今後、個人投資家がブローカーに預け入れた資金を引き揚げ続ければ、暗号資産市場は最も打撃を受けるアセットとなるでしょう。これは、暗号資産にとって足元のマクロ環境は従来と全く異なるものであり、機関投資家の参入が限られているためです。しかし、当グループは、個人投資家が今直ぐ市場からいなくなる可能性は低いと考えます。なぜならば、この15年近く続いた流動性による「低利資金」という認識は、暗号通貨の優勢を占める若い世代の間で間違いなく薄れてゆくとみられるためです。各国中銀がインフレ抑制に取り組む中で世界の金融環境のタイト化が続けば、個人投資家が暗号資産市場を下支えし、ブローカーがメリットを享受するというこれまでのモデルは崩壊するでしょう。
過去数年にわたって、暗号資産の支持者は機関投資家が本格的に参入する時期が迫っていると主張してきました。実際、2020年に入るまで機関投資家が総じて暗号資産に「手を出すべきでない」との姿勢を取ってきたのとは対照的に、一部の伝統的金融機関さえも少しずつ暗号資産市場に足を踏み入れ始めており、自己売買や顧客への提案のほか、オンチェーンで自ら直接様々な取引を行っているケースも見られます。これらは正しい方向への最初の一歩となりますが、市場に参入している金融機関の数はまだ限られており、暗号資産に対する機関投資家の需要は比較的鈍いとみられます。このため、ごく近い将来に機関投資家が勢力を増し、暗号資産取引から手を引く個人投資家と入れ替わる可能性は低いと考えます。これは、特に規模が小さく、流動性の低い暗号通貨に当てはまることです。
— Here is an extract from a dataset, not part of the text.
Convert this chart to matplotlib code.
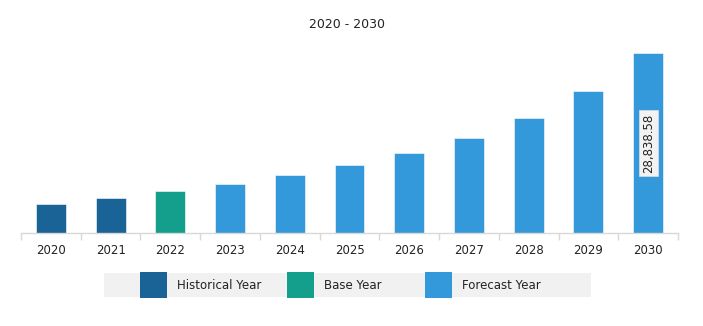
import numpy as np
import matplotlib
matplotlib.use("Agg")
import matplotlib.pyplot as plt
from matplotlib.patches import Rectangle

years = ["2020", "2021", "2022", "2023", "2024", "2025",
         "2026", "2027", "2028", "2029", "2030"]
values = [4690, 5610, 6730, 7850, 9290, 10890,
          12820, 15220, 18420, 22750, 28838.58]
kinds = ["Historical Year", "Historical Year", "Base Year"] + ["Forecast Year"] * 8
kind_colors = {"Historical Year": "#1a6396",
               "Base Year": "#139f8b",
               "Forecast Year": "#3499db"}
legend_items = ["Historical Year", "Base Year", "Forecast Year"]

W, H = 703, 326
fig = plt.figure(figsize=(W / 100, H / 100), dpi=100)

# axes placed in pixel units
left, right, bottom, top = 21, 678, 233, 53
ax = fig.add_axes([left / W, 1 - bottom / H, (right - left) / W, (bottom - top) / H])

x = np.arange(len(years))
colors = [kind_colors[k] for k in kinds]
ax.bar(x, values, width=0.5, color=colors, edgecolor="#ffffff", linewidth=0.4)
ax.set_xlim(-0.5, len(years) - 0.5)
ax.set_ylim(0, max(values))

for s in ["top", "right", "left"]:
    ax.spines[s].set_visible(False)
ax.spines["bottom"].set_color("#d8d8d8")
ax.spines["bottom"].set_linewidth(1)
ax.set_yticks([])

# category labels centred, ticks on the boundaries
ax.set_xticks(x)
ax.set_xticklabels(years, fontsize=8.5, color="#222222")
ax.tick_params(axis="x", length=0, pad=8)
ax.set_xticks(np.arange(-0.5, len(years)), minor=True)
ax.tick_params(axis="x", which="minor", length=5, color="#d8d8d8", width=1)

# value label on the last bar
ax.text(x[-1], values[-1] * 0.5, f"{values[-1]:,.2f}", rotation=90,
        ha="center", va="center", fontsize=8.5, color="#222222",
        bbox=dict(boxstyle="square,pad=0.25", fc="#f2f2f2", ec="#dddddd", lw=0.5))

fig.text(347 / W, 1 - 25 / H, "2020 - 2030", ha="center", va="center",
         fontsize=9, color="#222222")

# legend strip
fig.patches.append(Rectangle((104 / W, 1 - 297 / H), (591 - 104) / W, 24 / H,
                             transform=fig.transFigure, fc="#f1f1f1", ec="none"))
patch_x = [140, 287, 425]
for px, name in zip(patch_x, legend_items):
    fig.patches.append(Rectangle((px / W, 1 - 298 / H), 27 / W, 26 / H,
                                 transform=fig.transFigure,
                                 fc=kind_colors[name], ec="none"))
    fig.text((px + 37) / W, 1 - 285.5 / H, name, ha="left", va="center",
             fontsize=8.5, color="#222222")

fig.savefig("out.png", dpi=100)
とはいえ、個人投資家の取引がこのまま減少すれば、暗号資産市場の投機的な特性は薄れる一方、長期的にはより力強く持続可能なモデルが形成される可能性も期待できます。ただし、投機的な取引が失われれば、大半の暗号資産は存続の危機に晒されるでしょう。今後、暗号資産市場が持続的発展を遂げるためには、暗号資産はそれぞれのルーツに立ち返り、分散化された独自の取引モデルを提供し、経済的に持続可能な資産として成熟することが重要となるでしょう。後者については、昨年、イーサリアムがプルーフ・オブ・ワーク(PoW)からプルーフ・オブ・ステーク(PoS)へと転換を果たし、暗号資産が配当のようなリターンを生み、経済的に持続可能な資産となり得ることを実証したことは、大変心強い出来事でした。イーサリアムはこうした転換を遂げる過程で新たに発行するETHを大幅に削減しました。また、最近では取引データの検証を行ったユーザー毎年最大7%の報酬を支払う仕組みを導入しています。また、これらの報酬は基本的に取引手数料で賄われているため、供給量を増やすことなく支払われています。他の暗号資産やトークンがイーサリアムの例に倣い経済的に持続可能な資産へと変化し、暗号資産全体がより健全な市場として発展することを期待したいと思います。